PROMPT
Lines that contain the string "with" are to be copied; leave out all others.
○ ○ ○
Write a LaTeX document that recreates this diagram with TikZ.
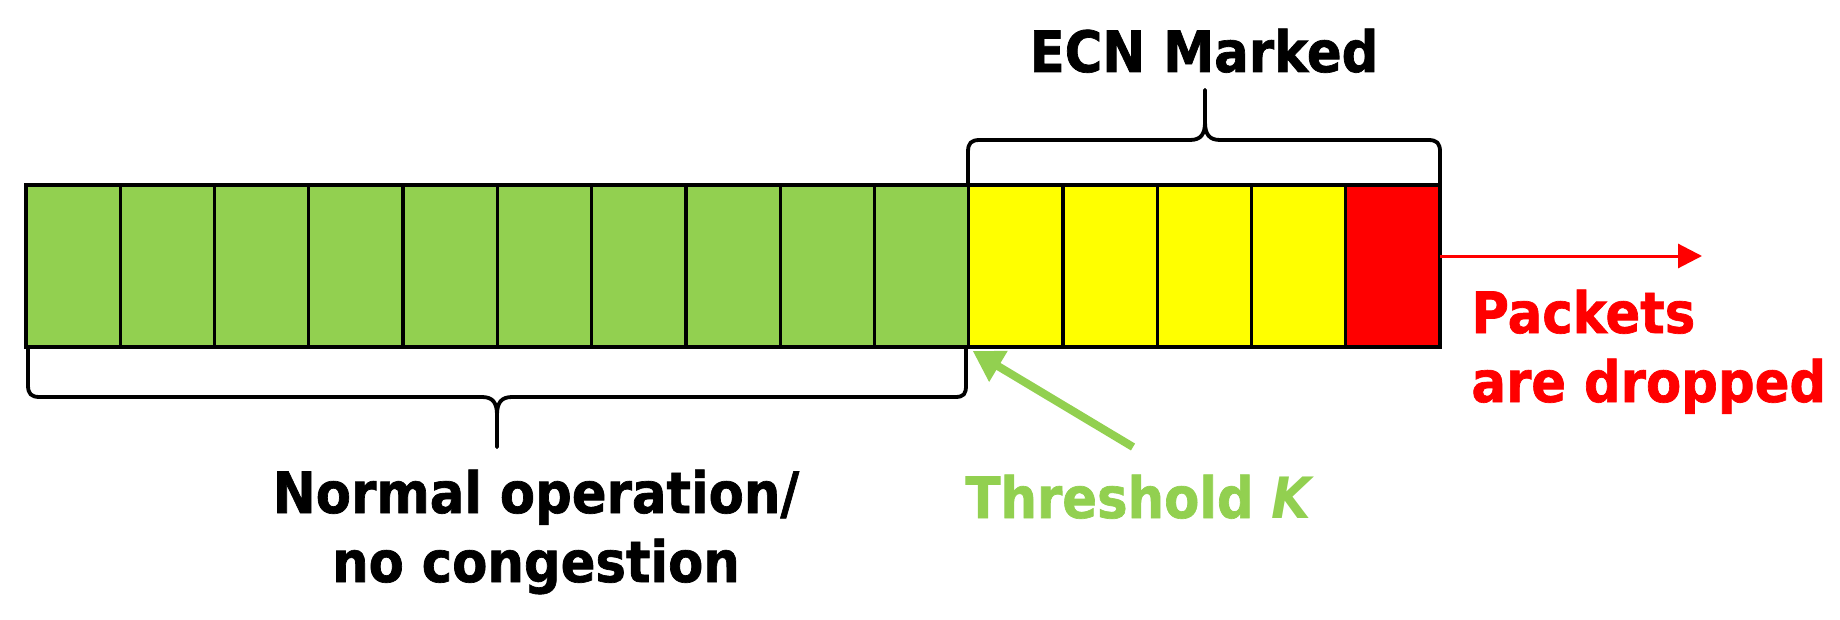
\documentclass[tikz,border=0pt]{standalone}
\usepackage{fontspec}
\setmainfont{DejaVu Sans}[FakeStretch=0.9, BoldFeatures={FakeBold=1.2}]
\usetikzlibrary{arrows.meta}
\definecolor{qgreen}{HTML}{92D050}
\definecolor{qyellow}{HTML}{FFFF00}
\definecolor{qred}{HTML}{FF0000}
\begin{document}
\begin{tikzpicture}[x=0.5pt,y=-0.5pt,
  cell/.style={draw=black, line width=1.6pt, minimum width=47.13pt, minimum height=81pt, inner sep=0pt, outer sep=0pt, anchor=north west},
  brace/.style={draw=black, line width=1.9pt, line join=round, line cap=round},
  lbl/.style={font=\bfseries\fontsize{28.5}{34.5}\selectfont, inner sep=0pt},
]
\path[use as bounding box] (0,0) rectangle (1840,620);
\foreach \i in {1,...,10} \node[cell, fill=qgreen] (c\i) at ({26+(\i-1)*94.27},185) {};
\foreach \i in {11,...,14} \node[cell, fill=qyellow] (c\i) at ({26+(\i-1)*94.27},185) {};
\node[cell, fill=qred] (c15) at ({26+14*94.27},185) {};
% top brace
\draw[brace] (968,185) -- (968,152) .. controls (968,143) and (971,140) .. (980,140) -- (1190,140) .. controls (1201,140) and (1205,134) .. (1205,122) -- (1205,90);
\draw[brace] (1205,90) -- (1205,122) .. controls (1205,134) and (1209,140) .. (1220,140) -- (1428,140) .. controls (1437,140) and (1440,143) .. (1440,152) -- (1440,185);
% bottom brace
\draw[brace] (28,347) -- (28,385) .. controls (28,394) and (31,397) .. (40,397) -- (482,397) .. controls (493,397) and (497,403) .. (497,415) -- (497,447);
\draw[brace] (497,447) -- (497,415) .. controls (497,403) and (501,397) .. (512,397) -- (955,397) .. controls (964,397) and (966,394) .. (966,385) -- (966,347);
% labels
\node[lbl, anchor=base] (ecn) at (1204,72) {ECN Marked};
\node[lbl, anchor=base, align=center] (normal) at (536,582) {Normal operation/\\no congestion};
\node[lbl, anchor=base, text=qgreen] (thr) at (1140,518) {Threshold \textit{K}};
\node[lbl, anchor=base west, align=left, text=qred] (drop) at (1471,402) {Packets\\are dropped};
% arrows
\coordinate (redend) at (1702,256);
\draw[qred, line width=1.5pt, -{Triangle[length=12pt,width=12pt]}] ([yshift=5pt]c15.east) -- (redend);
\coordinate (thrtail) at (1133,447);
\draw[qgreen, line width=4pt, -{Triangle[length=15pt,width=17pt]}] (thrtail) -- ([xshift=2pt,yshift=-2pt]c11.south west);
\end{tikzpicture}
\end{document}
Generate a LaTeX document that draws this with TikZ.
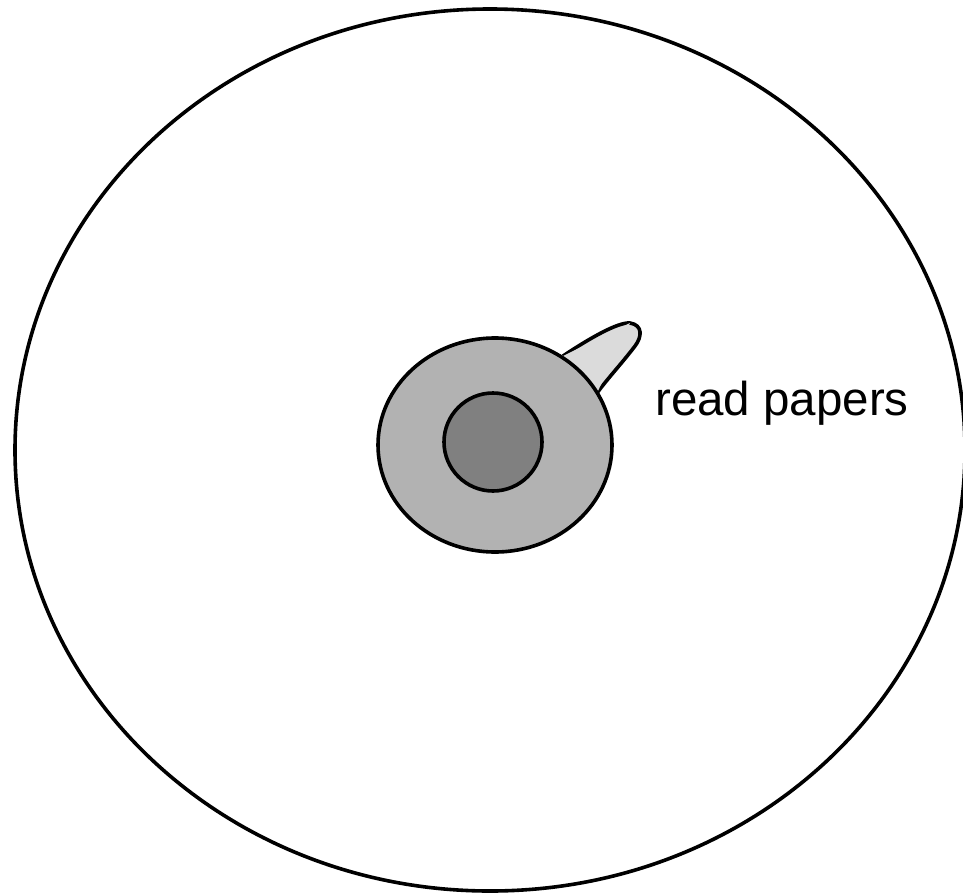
○ ○ ○
TASK RESULT
Write a LaTeX document that recreates this diagram with TikZ.
Generate a LaTeX document that draws this with TikZ.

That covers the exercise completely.